TASK BRIEF: Only the lines from the top of the listing below to the line that has "from matplotlib.patches import Rectangle" should be echoed, with both ends kept and pictures left out.

DATA FOR THIS TASK:
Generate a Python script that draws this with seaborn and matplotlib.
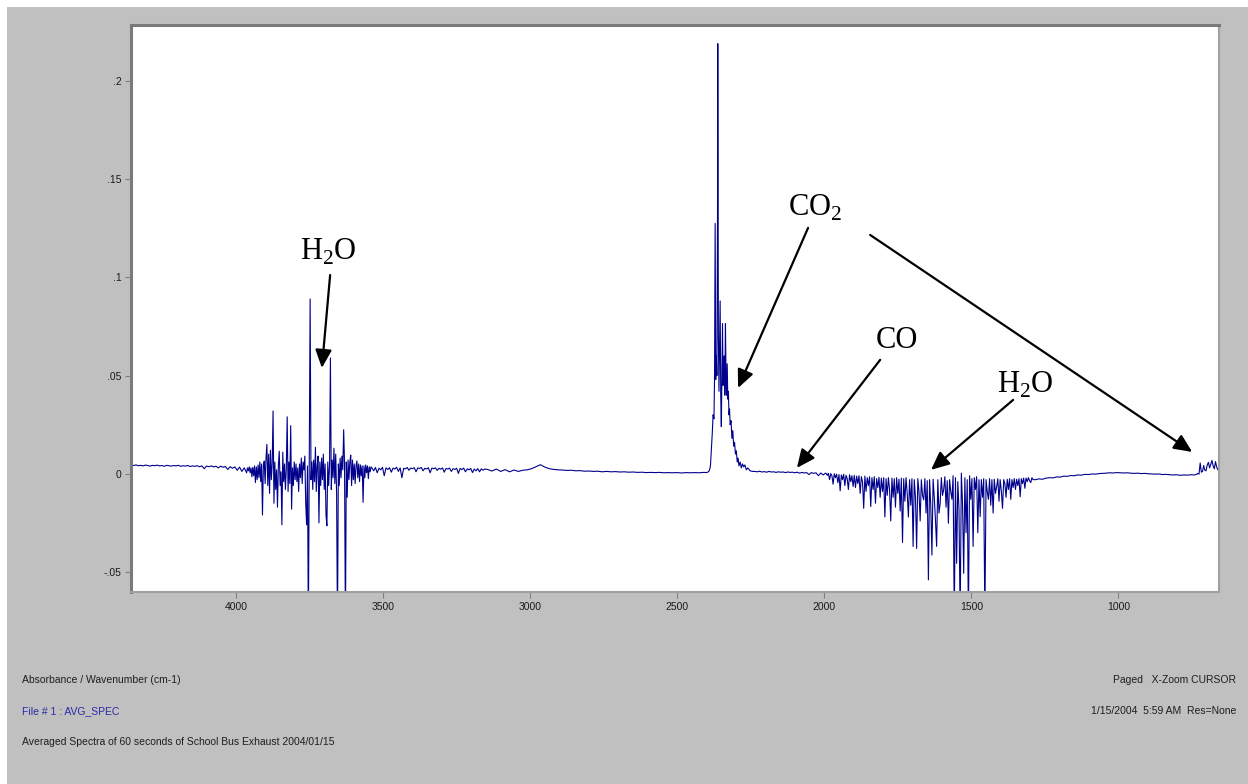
import numpy as np
import pandas as pd
import matplotlib
matplotlib.use("Agg")
import matplotlib.pyplot as plt
import seaborn as sns
from matplotlib.patches import Rectangle

# ---------------------------------------------------------------------------
# Spectrum segments (wavenumber in cm-1, absorbance).
# Uniformly sampled segments: first wavenumber, spacing, absorbance values.
# ---------------------------------------------------------------------------
high_base_start, high_base_step = 4356, 8
high_base = [
    0.0044, 0.0042, 0.0045, 0.0041, 0.0043, 0.0040, 0.0044, 0.0042, 0.0039, 0.0043,
    0.0041, 0.0044, 0.0040, 0.0042, 0.0038, 0.0043, 0.0041, 0.0039, 0.0042, 0.0040,
    0.0043, 0.0038, 0.0041, 0.0039, 0.0042, 0.0037, 0.0040, 0.0038, 0.0041, 0.0036,
    0.0040, 0.0026, 0.0039, 0.0036, 0.0040, 0.0035, 0.0038, 0.0030, 0.0039, 0.0033,
    0.0037, 0.0022, 0.0036, 0.0028, 0.0035, 0.0018, 0.0034, 0.0012, 0.0030, 0.0005,
]

water_stretch_start, water_stretch_step = 3961, 3
water_stretch = [
    0.0030, 0.0015, 0.0035, 0.0005, 0.0030, -0.0015, 0.0032, -0.0010, 0.0040, -0.0045,
    0.0035, -0.0030, 0.0045, -0.0020, 0.0060, -0.0040, 0.0050, -0.0210, 0.0040, 0.0065,
    -0.0050, 0.0080, 0.0150, -0.0060, 0.0100, -0.0100, 0.0120, -0.0030, 0.0050, 0.0320,
    -0.0150, 0.0060, -0.0080, 0.0020, -0.0170, 0.0040, 0.0115, -0.0060, 0.0010, -0.0260,
    0.0110, -0.0040, 0.0050, -0.0080, 0.0030, 0.0290, -0.0090, 0.0060, -0.0050, 0.0245,
    -0.0180, 0.0030, -0.0060, 0.0060, -0.0030, 0.0050, -0.0040, 0.0030, -0.0090, 0.0050,
    -0.0020, 0.0080, -0.0050, 0.0060, 0.0020, 0.0090, -0.0150, -0.0260, 0.0040, -0.0800,
    0.0050, 0.0890, -0.0030, 0.0060, -0.0080, 0.0070, -0.0040, 0.0135, -0.0090, 0.0040,
    0.0090, -0.0250, 0.0060, -0.0060, 0.0080, -0.0030, 0.0100, -0.0080, 0.0050, -0.0210,
    -0.0265, 0.0060, -0.0060, 0.0040, 0.0590, -0.0080, 0.0070, -0.0020, 0.0130, -0.0050,
    0.0100, -0.0100, -0.0800, 0.0050, -0.0060, 0.0080, -0.0020, 0.0090, 0.0020, 0.0224,
    0.0050, -0.0800, 0.0060, -0.0120, 0.0070, -0.0030, 0.0060, 0.0095, -0.0060, 0.0070,
    -0.0030, 0.0050, -0.0050, 0.0040, 0.0065, -0.0020, 0.0050, -0.0040, 0.0045, -0.0010,
    0.0040, -0.0145, 0.0040, -0.0020, 0.0045, 0.0005, 0.0040, -0.0025, 0.0035, 0.0010,
    0.0035,
]

mid_base_start, mid_base_step = 3538, 6
mid_base = [
    0.0030, 0.0015, 0.0032, 0.0005, 0.0028, 0.0020, 0.0033, -0.0010, 0.0030, 0.0022,
    0.0031, 0.0008, 0.0029, 0.0024, 0.0033, 0.0012, 0.0030, -0.0020, 0.0028, 0.0025,
    0.0032, 0.0018, 0.0029, 0.0026, 0.0031, 0.0010, 0.0030, 0.0027, 0.0032, 0.0015,
    0.0028, 0.0024, 0.0031, 0.0005, 0.0029, 0.0026, 0.0030, 0.0017, 0.0028, 0.0023,
    0.0030, 0.0008, 0.0027, 0.0024, 0.0029, 0.0012, 0.0026, 0.0022, 0.0028, 0.0002,
    0.0027, 0.0021, 0.0029, 0.0010, 0.0025, 0.0020, 0.0027, 0.0006, 0.0024, 0.0015,
    0.0026, 0.0010, 0.0025, 0.0018, 0.0024,
]

ch_region_start, ch_region_step = 3145, 15
ch_region = [
    0.0022, 0.0014, 0.0024, 0.0012, 0.0021, 0.0010, 0.0019, 0.0012, 0.0018, 0.0020,
    0.0026, 0.0036, 0.0046, 0.0034, 0.0026, 0.0022, 0.0020, 0.0019, 0.0017, 0.0018,
    0.0015, 0.0016, 0.0013, 0.0014, 0.0012, 0.0013, 0.0010, 0.0012, 0.0010, 0.0011,
    0.0009, 0.0010, 0.0008, 0.0009, 0.0007, 0.0008, 0.0006, 0.0007, 0.0006, 0.0007,
    0.0005, 0.0006, 0.0005, 0.0006, 0.0004, 0.0006, 0.0005, 0.0006, 0.0005,
]

# CO2 asymmetric stretch band, listed point by point
co2_wavenumber = [
    2418, 2410, 2402, 2396, 2391, 2387, 2384, 2381, 2378, 2375,
    2373, 2371, 2369, 2367, 2365, 2363, 2362, 2360, 2358, 2356,
    2354, 2352, 2350, 2348, 2346, 2344, 2342, 2340, 2338, 2336,
    2334, 2332, 2330, 2328, 2326, 2324, 2322, 2320, 2317, 2314,
    2311, 2308, 2305, 2302, 2299, 2296, 2293, 2290, 2286, 2282,
    2278, 2274, 2270, 2265, 2260, 2252, 2244,
]
co2_absorbance = [
    0.0006, 0.0007, 0.0006, 0.0008, 0.0015, 0.0040, 0.0120, 0.0200, 0.0300, 0.0280,
    0.0500, 0.1275, 0.0480, 0.0600, 0.0500, 0.1300, 0.2190, 0.0700, 0.0420, 0.0650,
    0.0880, 0.0400, 0.0240, 0.0500, 0.0765, 0.0450, 0.0550, 0.0600, 0.0400, 0.0765,
    0.0500, 0.0400, 0.0560, 0.0380, 0.0420, 0.0300, 0.0330, 0.0250, 0.0270, 0.0180,
    0.0220, 0.0140, 0.0160, 0.0100, 0.0117, 0.0060, 0.0080, 0.0040, 0.0060, 0.0030,
    0.0050, 0.0035, 0.0045, 0.0020, 0.0030, 0.0015, 0.0012,
]

co_region_start, co_region_step = 2236, 8
co_region = [
    0.0012, 0.0010, 0.0013, 0.0009, 0.0011, 0.0008, 0.0012, 0.0009, 0.0010, 0.0007,
    0.0010, 0.0008, 0.0009, 0.0006, 0.0009, 0.0007, 0.0008, 0.0005, 0.0008, 0.0003,
    0.0007, 0.0004, 0.0006, -0.0004, 0.0006, 0.0002, 0.0005, -0.0010, 0.0004, -0.0006,
    0.0003,
]

water_bend_start, water_bend_step = 1994, 4
water_bend = [
    0.0002, -0.0008, 0.0002, -0.0030, 0.0001, -0.0010, -0.0053, 0.0000, -0.0020, -0.0002,
    -0.0045, -0.0004, -0.0087, -0.0006, -0.0030, -0.0003, -0.0060, -0.0008, -0.0025, -0.0080,
    -0.0005, -0.0040, -0.0010, -0.0065, -0.0008, -0.0070, -0.0012, -0.0050, -0.0010, -0.0100,
    -0.0015, -0.0040, -0.0176, -0.0012, -0.0090, -0.0020, -0.0060, -0.0015, -0.0167, -0.0020,
    -0.0080, -0.0015, -0.0150, -0.0025, -0.0070, -0.0018, -0.0120, -0.0022, -0.0090, -0.0020,
    -0.0220, -0.0025, -0.0110, -0.0020, -0.0080, -0.0240, -0.0022, -0.0120, -0.0025, -0.0170,
    -0.0020, -0.0100, -0.0028, -0.0190, -0.0022, -0.0350, -0.0025, -0.0140, -0.0020, -0.0100,
    -0.0220, -0.0030, -0.0160, -0.0025, -0.0370, -0.0030, -0.0120, -0.0380, -0.0025, -0.0090,
    -0.0240, -0.0030, -0.0110, -0.0133, -0.0025, -0.0200, -0.0035, -0.0540, -0.0030, -0.0160,
    -0.0414, -0.0028, -0.0120, -0.0235, -0.0370, -0.0030, -0.0200, -0.0150, -0.0020, -0.0110,
    -0.0080, -0.0015, -0.0170, -0.0035, -0.0252, -0.0030, -0.0090, -0.0130, -0.0010, -0.0750,
    -0.0020, -0.0456, -0.0040, -0.0180, -0.0750, 0.0003, -0.0150, -0.0507, -0.0020, -0.0300,
    -0.0030, -0.0750, -0.0010, -0.0130, -0.0025, -0.0370, -0.0020, -0.0080, -0.0015, -0.0300,
    -0.0030, -0.0218, -0.0030, -0.0120, -0.0025, -0.0750, -0.0030, -0.0090, -0.0130, -0.0025,
    -0.0160, -0.0030, -0.0200, -0.0028, -0.0100, -0.0066, -0.0025, -0.0140, -0.0030, -0.0090,
    -0.0176, -0.0030, -0.0050, -0.0120, -0.0028, -0.0080, -0.0025, -0.0130, -0.0030, -0.0070,
    -0.0025, -0.0080, -0.0028, -0.0060, -0.0025, -0.0117, -0.0025, -0.0050, -0.0022, -0.0074,
    -0.0022, -0.0040, -0.0020, -0.0035, -0.0045, -0.0020, -0.0030,
]

low_base_start, low_base_step = 1282, 12
low_base = [
    -0.0030, -0.0026, -0.0028, -0.0022, -0.0020, -0.0021, -0.0016, -0.0017, -0.0012, -0.0013,
    -0.0009, -0.0010, -0.0006, -0.0007, -0.0003, -0.0004, -0.0001, -0.0002, 0.0001, 0.0002,
    0.0003, 0.0005, 0.0004, 0.0006, 0.0005, 0.0004, 0.0005, 0.0003, 0.0002, 0.0003,
    0.0001, 0.0002, 0.0000, -0.0001, -0.0002, -0.0001, -0.0004, -0.0003, -0.0005, -0.0006,
    -0.0005, -0.0008, -0.0006, -0.0007, -0.0005, -0.0006,
]

# CO2 bending band at the low-wavenumber edge
bend_wavenumber = [736, 730, 726, 722, 718, 714, 710, 706, 702, 698,
                   694, 690, 686, 682, 678, 674, 670, 666, 662, 658]
bend_absorbance = [-0.0004, 0.0002, -0.0002, 0.0055, 0.0008, 0.0012, 0.0042, 0.0018, 0.0015, 0.0045,
                   0.0058, 0.0030, 0.0048, 0.0068, 0.0040, 0.0025, 0.0062, 0.0035, 0.0020, 0.0030]

x_ticks = [4000, 3500, 3000, 2500, 2000, 1500, 1000]
y_ticks = [-0.05, 0.0, 0.05, 0.1, 0.15, 0.2]
y_tick_labels = ["-.05", "0", ".05", ".1", ".15", ".2"]


def sampled(start, step, values):
    wn = start - step * np.arange(len(values))
    return pd.DataFrame({"wavenumber": wn, "absorbance": values})


spectrum = pd.concat([
    sampled(high_base_start, high_base_step, high_base),
    sampled(water_stretch_start, water_stretch_step, water_stretch),
    sampled(mid_base_start, mid_base_step, mid_base),
    sampled(ch_region_start, ch_region_step, ch_region),
    pd.DataFrame({"wavenumber": co2_wavenumber, "absorbance": co2_absorbance}),
    sampled(co_region_start, co_region_step, co_region),
    sampled(water_bend_start, water_bend_step, water_bend),
    sampled(low_base_start, low_base_step, low_base),
    pd.DataFrame({"wavenumber": bend_wavenumber, "absorbance": bend_absorbance}),
], ignore_index=True)

# ---------------------------------------------------------------------------
sns.set_theme(style="white")
plt.rcParams["font.family"] = ["Liberation Sans", "DejaVu Sans"]
plt.rcParams["mathtext.fontset"] = "custom"
plt.rcParams["mathtext.rm"] = "Liberation Serif"

# grey page with a thin white margin along the top and left edges
fig = plt.figure(figsize=(12.48, 7.84), dpi=100, facecolor="#c0c0c0")
fig.patches.append(Rectangle((0, 1 - 7 / 784), 1, 7 / 784, transform=fig.transFigure,
                             facecolor="white", edgecolor="none", zorder=-5))
fig.patches.append(Rectangle((0, 0), 7 / 1248, 1, transform=fig.transFigure,
                             facecolor="white", edgecolor="none", zorder=-5))

ax = fig.add_axes([131 / 1248, 1 - 592 / 784, (1219 - 131) / 1248, (592 - 25) / 784])
ax.set_facecolor("white")

sns.lineplot(data=spectrum, x="wavenumber", y="absorbance", sort=False,
             estimator=None, color="#00008c", linewidth=0.8, ax=ax)

ax.set_xlim(4357, 658)
ax.set_ylim(-0.0602, 0.2285)
ax.set_xticks(x_ticks)
ax.set_xticklabels([str(t) for t in x_ticks])
ax.set_yticks(y_ticks)
ax.set_yticklabels(y_tick_labels)
ax.set_xlabel("")
ax.set_ylabel("")
ax.tick_params(axis="both", direction="out", length=4, width=0.8, color="#808080",
               labelsize=7.5, labelcolor="#1a1a1a", pad=3,
               bottom=True, left=True)
for side in ("top", "left"):
    ax.spines[side].set_color("#7a7a7a")
    ax.spines[side].set_linewidth(2.2)
for side in ("right", "bottom"):
    ax.spines[side].set_color("#a0a0a0")
    ax.spines[side].set_linewidth(1.5)

# Peak labels and arrows
label_font = dict(family=["Liberation Serif", "DejaVu Serif"], fontsize=22,
                  color="black", ha="center", va="center")
ax.text(3687, 0.1129, r"H$_\mathregular{2}$O", **label_font)
ax.text(2031, 0.1353, r"CO$_\mathregular{2}$", **label_font)
ax.text(1752, 0.0681, "CO", **label_font)
ax.text(1317, 0.0452, r"H$_\mathregular{2}$O", **label_font)

arrow_style = dict(arrowstyle="-|>,head_length=0.55,head_width=0.25", color="black",
                   lw=1.6, mutation_scale=20, shrinkA=0, shrinkB=0)
arrows = [
    ((3680, 0.1012), (3708, 0.0539)),
    ((2055, 0.1252), (2293, 0.0437)),
    ((1844, 0.1216), (749, 0.0111)),
    ((1810, 0.0580), (2093, 0.0030)),
    ((1358, 0.0376), (1637, 0.0020)),
]
for tail, tip in arrows:
    ax.annotate("", xy=tip, xytext=tail, arrowprops=arrow_style)

# Footer information
footer = dict(fontsize=7.5, va="center")
fig.text(22 / 1248, 1 - 680 / 784, "Absorbance / Wavenumber (cm-1)", color="#1e1e1e", ha="left", **footer)
fig.text(22 / 1248, 1 - 711 / 784, "File # 1 : AVG_SPEC", color="#2a2aa8", ha="left", **footer)
fig.text(22 / 1248, 1 - 742 / 784,
         "Averaged Spectra of 60 seconds of School Bus Exhaust 2004/01/15",
         color="#1e1e1e", ha="left", **footer)
fig.text(1236 / 1248, 1 - 680 / 784, "Paged   X-Zoom CURSOR", color="#1e1e1e", ha="right", **footer)
fig.text(1236 / 1248, 1 - 711 / 784, "1/15/2004  5:59 AM  Res=None", color="#1e1e1e", ha="right", **footer)

fig.savefig("out.png", dpi=100, facecolor=fig.get_facecolor())
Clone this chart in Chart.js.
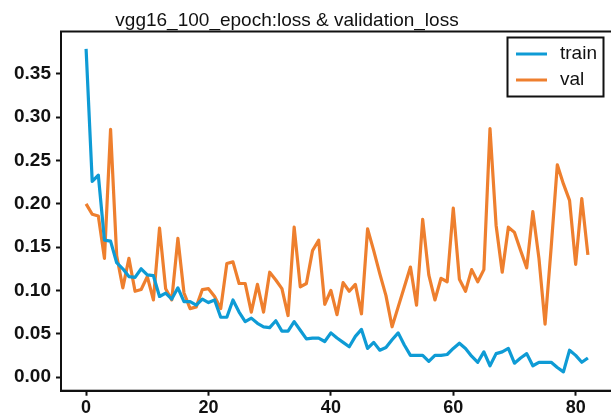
<!DOCTYPE html>
<html>
<head>
<meta charset="utf-8">
<script src="https://cdn.jsdelivr.net/npm/chart.js@4.4.1/dist/chart.umd.min.js"></script>
<style>
html,body{margin:0;padding:0;background:#fff;overflow:hidden;width:611px;height:419px;}
canvas{display:block;}
</style>
</head>
<body>
<canvas id="c" width="620" height="419"></canvas>
<script>
const chartTitle = "vgg16_100_epoch:loss & validation_loss";
const seriesNames = ["train", "val"];
const xTicks = [0, 20, 40, 60, 80];
const yTicks = [0.00, 0.05, 0.10, 0.15, 0.20, 0.25, 0.30, 0.35];
const trainLoss = [
  0.379, 0.226, 0.233, 0.158, 0.157, 0.132, 0.125, 0.116, 0.115, 0.125,
  0.118, 0.117, 0.093, 0.097, 0.090, 0.103, 0.087, 0.087, 0.083, 0.090,
  0.086, 0.089, 0.069, 0.069, 0.089, 0.075, 0.064, 0.068, 0.062, 0.058,
  0.057, 0.065, 0.053, 0.053, 0.064, 0.054, 0.044, 0.045, 0.045, 0.041,
  0.051, 0.045, 0.040, 0.035, 0.047, 0.055, 0.033, 0.040, 0.031, 0.034,
  0.043, 0.051, 0.037, 0.025, 0.025, 0.025, 0.018, 0.025, 0.025, 0.026,
  0.033, 0.039, 0.033, 0.024, 0.017, 0.029, 0.013, 0.027, 0.029, 0.033,
  0.016, 0.022, 0.027, 0.013, 0.017, 0.017, 0.017, 0.011, 0.006, 0.031,
  0.025, 0.017, 0.022
];
const valLoss = [
  0.200, 0.188, 0.186, 0.137, 0.286, 0.140, 0.103, 0.137, 0.099, 0.101,
  0.116, 0.089, 0.172, 0.102, 0.089, 0.160, 0.097, 0.079, 0.081, 0.101,
  0.102, 0.093, 0.079, 0.131, 0.133, 0.108, 0.108, 0.075, 0.107, 0.075,
  0.121, 0.112, 0.102, 0.071, 0.173, 0.104, 0.108, 0.146, 0.158, 0.084,
  0.100, 0.072, 0.109, 0.099, 0.107, 0.073, 0.171, 0.146, 0.119, 0.094,
  0.058, 0.081, 0.104, 0.127, 0.083, 0.182, 0.118, 0.089, 0.114, 0.110,
  0.195, 0.113, 0.099, 0.124, 0.110, 0.124, 0.287, 0.175, 0.121, 0.173,
  0.167, 0.146, 0.126, 0.191, 0.137, 0.061, 0.150, 0.245, 0.223, 0.204,
  0.130, 0.206, 0.141
];
const epochs = trainLoss.map((_, i) => i);
const colors = ["#0e9bd5", "#ee7f2e"];

const FONT = "'Liberation Sans', Arial, sans-serif";

const framePlugin = {
  id: 'frame',
  afterDraw(chart) {
    const {ctx, chartArea: a} = chart;
    ctx.save();
    ctx.strokeStyle = '#111';
    ctx.lineWidth = 2;
    ctx.strokeRect(a.left, a.top, a.right - a.left, a.bottom - a.top);
    // title
    ctx.fillStyle = '#111';
    ctx.font = "19px " + FONT;
    ctx.textAlign = 'center';
    ctx.textBaseline = 'alphabetic';
    ctx.fillText(chartTitle, 287, 26);
    // legend
    const lx = 507.5, ly = 37.5, lw = 96, lh = 59;
    ctx.fillStyle = '#fff';
    ctx.fillRect(lx, ly, lw, lh);
    ctx.lineWidth = 2;
    ctx.strokeStyle = '#111';
    ctx.strokeRect(lx, ly, lw, lh);
    chart.data.datasets.forEach((ds, i) => {
      const y = 54 + i * 26;
      ctx.strokeStyle = ds.borderColor;
      ctx.lineWidth = 3;
      ctx.beginPath();
      ctx.moveTo(516, y);
      ctx.lineTo(547, y);
      ctx.stroke();
      ctx.fillStyle = '#111';
      ctx.font = "19px " + FONT;
      ctx.textAlign = 'left';
      ctx.textBaseline = 'middle';
      ctx.fillText(ds.label, 560, y);
    });
    ctx.restore();
  }
};

new Chart(document.getElementById('c'), {
  type: 'line',
  data: {
    labels: epochs,
    datasets: [
      {label: seriesNames[0], data: trainLoss.map((v, i) => ({x: epochs[i], y: v})), borderColor: colors[0], backgroundColor: colors[0], borderWidth: 3.2, pointRadius: 0, tension: 0, borderJoinStyle: 'round'},
      {label: seriesNames[1], data: valLoss.map((v, i) => ({x: epochs[i], y: v})), borderColor: colors[1], backgroundColor: colors[1], borderWidth: 3.2, pointRadius: 0, tension: 0, borderJoinStyle: 'round'}
    ]
  },
  options: {
    responsive: false,
    animation: false,
    devicePixelRatio: 1,
    layout: {padding: {top: 31.5, right: 7, left: 0, bottom: 0}},
    plugins: {legend: {display: false}, title: {display: false}, tooltip: {enabled: false}},
    scales: {
      x: {
        type: 'linear',
        min: -4.1, max: 86.1,
        afterBuildTicks: s => { s.ticks = xTicks.map(v => ({value: v})); },
        afterFit: s => { s.height = 28.3; },
        grid: {drawOnChartArea: false, drawTicks: true, tickLength: 5, tickWidth: 2, tickColor: '#111'},
        border: {display: true, color: '#111', width: 2},
        ticks: {color: '#111', font: {family: FONT, size: 18, weight: 'bold'}, padding: 2, maxRotation: 0, callback: v => String(v)}
      },
      y: {
        type: 'linear',
        min: -0.0158, max: 0.399,
        afterBuildTicks: s => { s.ticks = yTicks.map(v => ({value: v})); },
        afterFit: s => { s.width = 61; },
        grid: {drawOnChartArea: false, drawTicks: true, tickLength: 5, tickWidth: 2, tickColor: '#111'},
        border: {display: true, color: '#111', width: 2},
        ticks: {color: '#111', font: {family: FONT, size: 19, weight: 'bold'}, padding: 5, callback: v => Number(v).toFixed(2)}
      }
    }
  },
  plugins: [framePlugin]
});
</script>
</body>
</html>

FINISHED ANSWER:
Generate a Python script that draws this with seaborn and matplotlib.
import numpy as np
import pandas as pd
import matplotlib
matplotlib.use("Agg")
import matplotlib.pyplot as plt
import seaborn as sns
from matplotlib.patches import Rectangle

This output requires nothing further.